I have made following code for Matrix multiplication.
I got two error on GTX 480 .
- Device driver stopped working.
- device driver sync error.
Can anybody explain me what is wrong?
#include "cuda_runtime.h"
#include "device_launch_parameters.h"
#include <stdio.h>
#include<conio.h>
#include<stdlib.h>
#define size 1024
#define bsize 32
//Following function allocates shared memory
__global__ void matrixmul(float *c, float *a, float *b)
{
int i = blockIdx.x*blockDim.x + threadIdx.x;
int j = blockIdx.y*blockDim.y + threadIdx.y;
int tx=threadIdx.x;
int ty=threadIdx.y;
__shared__ float temp[bsize][bsize];
temp[tx][ty]=0;
for(int k=0; k<size; k++){
temp[tx][ty] += a[k + j*size]*b[i + k*size];
}
c[i + j*size] = temp[tx][ty];
}
int main()
{
float *a;
float *b;
float *c;
dim3 blocksize,gridsize;
float *dev_a, *dev_b, *dev_c;
cudaError_t cudaStatus;
//memory allocation
a= (float *) malloc(size*size * sizeof(float));
b= (float *) malloc(size*size * sizeof(float)) ;
c= (float *) malloc(size*size * sizeof(float)) ;
//Initialization
for(int i =0;i < size*size;i++)
{
a[i]=1;
b[i]=1;
}
// Allocate GPU buffers for three vectors (two input, one output) .

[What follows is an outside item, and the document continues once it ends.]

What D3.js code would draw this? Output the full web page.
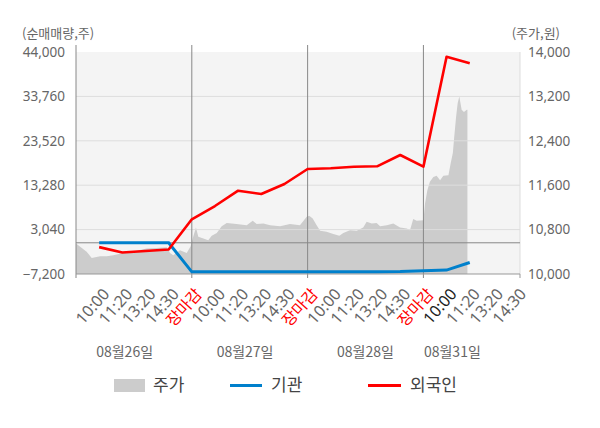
<!DOCTYPE html>
<html>
<head>
<meta charset="utf-8">
<script src="https://cdn.jsdelivr.net/npm/d3@7"></script>
<style>
  body { margin: 0; background: #fff; }
  svg { display: block; font-family: "Noto Sans CJK KR", "Noto Sans", sans-serif; }
</style>
</head>
<body>
<svg id="chart" width="600" height="428"></svg>
<script>
// x positions are in "slots": each day has 5 label slots
const tickLabels = ["10:00", "11:20", "13:20", "14:30", "장마감",
  "10:00", "11:20", "13:20", "14:30", "장마감",
  "10:00", "11:20", "13:20", "14:30", "장마감",
  "10:00", "11:20", "13:20", "14:30"];
const dayLabels = ["08월26일", "08월27일", "08월28일", "08월31일"];
const dayLabelPos = [2.1, 7.3, 12.5, 16.25];
const dayBreaks = [5, 10, 15];

const leftTicks = [-7200, 3040, 13280, 23520, 33760, 44000];
const rightTicks = [10000, 10800, 11600, 12400, 13200, 14000];

// net buying by slot (slot 1..17)
const flowSlots = [1, 2, 3, 4, 5, 6, 7, 8, 9, 10, 11, 12, 13, 14, 15, 16, 17];
const foreign = [-1000, -2240, -1900, -1550, 5420, 8480, 12010, 11250, 13560,
  17020, 17180, 17550, 17640, 20250, 17550, 42900, 41390];
const institution = [0, 0, 0, 0, -6700, -6700, -6700, -6700, -6700,
  -6700, -6700, -6700, -6700, -6650, -6450, -6300, -4550];

// stock price (area)
const priceSlots = [0, 0.03, 0.32, 0.46, 0.68, 1.04, 1.33, 1.61, 2.04, 2.62, 3.05, 3.48,
  3.92, 4.06, 4.2, 4.49, 4.78, 4.95, 5.06, 5.18, 5.28, 5.5, 5.71, 5.86, 6.08, 6.29,
  6.51, 6.93, 7.37, 7.63, 7.8, 8.09, 8.38, 8.81, 9.24, 9.67, 9.96, 10.07, 10.22,
  10.39, 10.54, 10.82, 11.11, 11.37, 11.54, 11.83, 12.12, 12.4, 12.55, 12.77, 12.98,
  13.13, 13.42, 13.7, 13.99, 14.28, 14.42, 14.56, 14.71, 15.0, 15.07, 15.17, 15.28,
  15.43, 15.57, 15.72, 15.86, 16.08, 16.18, 16.27, 16.33, 16.41, 16.48, 16.55, 16.65,
  16.75, 16.87, 16.9];
const price = [10540, 10540, 10445, 10400, 10290, 10320, 10320, 10340, 10380, 10420,
  10460, 10470, 10480, 10380, 10340, 10430, 10380, 10500, 10670, 10840, 10670, 10640,
  10610, 10690, 10740, 10860, 10920, 10900, 10880, 10960, 10900, 10910, 10880, 10860,
  10900, 10880, 11030, 11050, 11000, 10880, 10780, 10760, 10720, 10690, 10740, 10790,
  10780, 10840, 10940, 10910, 10920, 10860, 10880, 10910, 10840, 10820, 10790, 10990,
  10960, 10970, 11270, 11510, 11660, 11750, 11770, 11690, 11770, 11780, 12000, 12180,
  12470, 12830, 13080, 13200, 12960, 12920, 12960, 12960];

const svg = d3.select("#chart");
const plotL = 76, plotR = 520, plotT = 52, plotB = 274;
const axisColor = "#666666";

const x = d3.scaleLinear().domain([0, 19.17]).range([plotL, plotR]);
const yL = d3.scaleLinear().domain([-7200, 44000]).range([plotB, plotT]);
const yR = d3.scaleLinear().domain([10000, 14000]).range([plotB, plotT]);

// plot background
svg.append("rect")
  .attr("x", plotL).attr("y", plotT)
  .attr("width", plotR - plotL).attr("height", plotB - plotT)
  .attr("fill", "#f4f4f4");

// price area
const priceData = priceSlots.map((s, i) => [s, price[i]]);
svg.append("path")
  .datum(priceData)
  .attr("fill", "#cccccc")
  .attr("d", d3.area()
    .x(d => x(d[0]))
    .y0(plotB)
    .y1(d => yR(d[1])));

// grid
svg.append("g").selectAll("line")
  .data(leftTicks.slice(1, -1))
  .join("line")
  .attr("x1", plotL).attr("x2", plotR)
  .attr("y1", d => yL(d)).attr("y2", d => yL(d))
  .attr("stroke", "#dddddd").attr("stroke-width", 1);

svg.append("line")
  .attr("x1", plotR).attr("x2", plotR)
  .attr("y1", plotT).attr("y2", plotB)
  .attr("stroke", "#dddddd");

// zero line
svg.append("line")
  .attr("x1", plotL).attr("x2", plotR)
  .attr("y1", yL(0)).attr("y2", yL(0))
  .attr("stroke", "#888888").attr("stroke-width", 1);

// day separators + left edge
svg.append("g").selectAll("line")
  .data([0].concat(dayBreaks))
  .join("line")
  .attr("x1", d => x(d)).attr("x2", d => x(d))
  .attr("y1", plotT - 7).attr("y2", plotB + 4)
  .attr("stroke", "#888888").attr("stroke-width", 1);

// bottom axis line
svg.append("line")
  .attr("x1", plotL).attr("x2", plotR)
  .attr("y1", plotB).attr("y2", plotB)
  .attr("stroke", "#999999");
svg.append("line")
  .attr("x1", plotR).attr("x2", plotR)
  .attr("y1", plotB).attr("y2", plotB + 4)
  .attr("stroke", "#999999");

// lines
const line = d3.line().x(d => x(d[0])).y(d => yL(d[1]));
svg.append("path")
  .datum(flowSlots.map((s, i) => [s, institution[i]]))
  .attr("fill", "none").attr("stroke", "#0080cc").attr("stroke-width", 3)
  .attr("d", line);
svg.append("path")
  .datum(flowSlots.map((s, i) => [s, foreign[i]]))
  .attr("fill", "none").attr("stroke", "#ff0000").attr("stroke-width", 2.6)
  .attr("stroke-linejoin", "round")
  .attr("d", line);

// y axes
const styleAxis = g => {
  g.select(".domain").remove();
  g.selectAll("text")
    .attr("fill", axisColor)
    .style("font-size", "13.5px")
    .style("font-family", "'Noto Sans', sans-serif");
};
svg.append("g")
  .attr("transform", `translate(${plotL},0)`)
  .call(d3.axisLeft(yL).tickValues(leftTicks).tickSize(0).tickPadding(11)
    .tickFormat(d3.format(",")))
  .call(styleAxis);
svg.append("g")
  .attr("transform", `translate(${plotR},0)`)
  .call(d3.axisRight(yR).tickValues(rightTicks).tickSize(0).tickPadding(8)
    .tickFormat(d3.format(",")))
  .call(styleAxis);

// axis titles
svg.append("text")
  .attr("x", 22).attr("y", 38)
  .attr("fill", axisColor).style("font-size", "13px")
  .text("(순매매량,주)");
svg.append("text")
  .attr("x", 560).attr("y", 38).attr("text-anchor", "end")
  .attr("fill", axisColor).style("font-size", "13px")
  .text("(주가,원)");

// x tick labels (rotated)
svg.append("g").selectAll("text")
  .data(tickLabels)
  .join("text")
  .attr("transform", (d, i) => `translate(${x(i + 1) + 7},${plotB + 17}) rotate(-48)`)
  .attr("text-anchor", "end")
  .attr("dy", "0.35em")
  .attr("fill", (d, i) => d === "장마감" ? "#ff0000" : (i === 15 ? "#222222" : axisColor))
  .style("font-size", "16px")
  .style("font-family", d => d === "장마감" ? "'Noto Sans CJK KR'" : "'Noto Sans', sans-serif")
  .text(d => d);

// date labels
svg.append("g").selectAll("text")
  .data(dayLabels)
  .join("text")
  .attr("x", (d, i) => x(dayLabelPos[i]))
  .attr("y", 357)
  .attr("text-anchor", "middle")
  .attr("fill", axisColor)
  .style("font-size", "14px")
  .text(d => d);

// legend
const legend = svg.append("g");
legend.append("rect")
  .attr("x", 114).attr("y", 379).attr("width", 31).attr("height", 13)
  .attr("fill", "#cccccc");
legend.append("text").attr("x", 153).attr("y", 391)
  .attr("fill", "#444444").style("font-size", "17px").text("주가");
legend.append("line")
  .attr("x1", 230).attr("x2", 262).attr("y1", 385.5).attr("y2", 385.5)
  .attr("stroke", "#0080cc").attr("stroke-width", 3);
legend.append("text").attr("x", 271).attr("y", 391)
  .attr("fill", "#444444").style("font-size", "17px").text("기관");
legend.append("line")
  .attr("x1", 368).attr("x2", 401).attr("y1", 385.5).attr("y2", 385.5)
  .attr("stroke", "#ff0000").attr("stroke-width", 3);
legend.append("text").attr("x", 410).attr("y", 391)
  .attr("fill", "#444444").style("font-size", "17px").text("외국인");
</script>
</body>
</html>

cudaStatus = cudaMalloc((void**)&dev_c, size*size * sizeof(float));
if (cudaStatus != cudaSuccess) {
printf("cudaMalloc failed!");
}
cudaStatus = cudaMalloc((void**)&dev_a, size*size * sizeof(float));
if (cudaStatus != cudaSuccess) {
printf("cudaMalloc failed!");
}
cudaStatus = cudaMalloc((void**)&dev_b, size*size * sizeof(float));
if (cudaStatus != cudaSuccess) {
printf("cudaMalloc failed!");
}
// Copy input vectors from host memory to GPU buffers.
cudaStatus = cudaMemcpy(dev_a, a, size*size * sizeof(float), cudaMemcpyHostToDevice);
if (cudaStatus != cudaSuccess) {
printf("cudaMemcpy failed host to device a!");
}
cudaStatus = cudaMemcpy(dev_b, b, size*size * sizeof(float), cudaMemcpyHostToDevice);
if (cudaStatus != cudaSuccess) {
printf("cudaMemcpy failed host to device b!");
}
cudaMemset(dev_c,0,size*size*sizeof(float));
// Launch a kernel on the GPU with one thread for each element.
blocksize = dim3(bsize,bsize,1);
gridsize = dim3(size/bsize,size/bsize,1);
matrixmul <<<gridsize,blocksize>>> (dev_c, dev_a, dev_b);
cudaStatus = cudaDeviceSynchronize();
if (cudaStatus != cudaSuccess) {
printf("cudaDeviceSynchronize error after launching matrixmul!\n");
return 1;
}
// Copy output vector from GPU buffer to host memory.
cudaStatus = cudaMemcpy(c, dev_c, size*size * sizeof(float), cudaMemcpyDeviceToHost);
if (cudaStatus != cudaSuccess) {
printf("cudaMemcpy failed device to host!");
}
/*for(int i=0;i<size*size;i++)
{
printf("%0.0f ", c[i]);
if((i+1)%size ==0)
printf("\n");
} */
cudaFree(dev_c);
cudaFree(dev_a);
cudaFree(dev_b);
// cudaDeviceReset must be called before exiting in order for profiling and
cudaStatus = cudaDeviceReset();
if (cudaStatus != cudaSuccess) {
printf("cudaDeviceReset failed!");
return 1;
}
//getch();
return 0;
}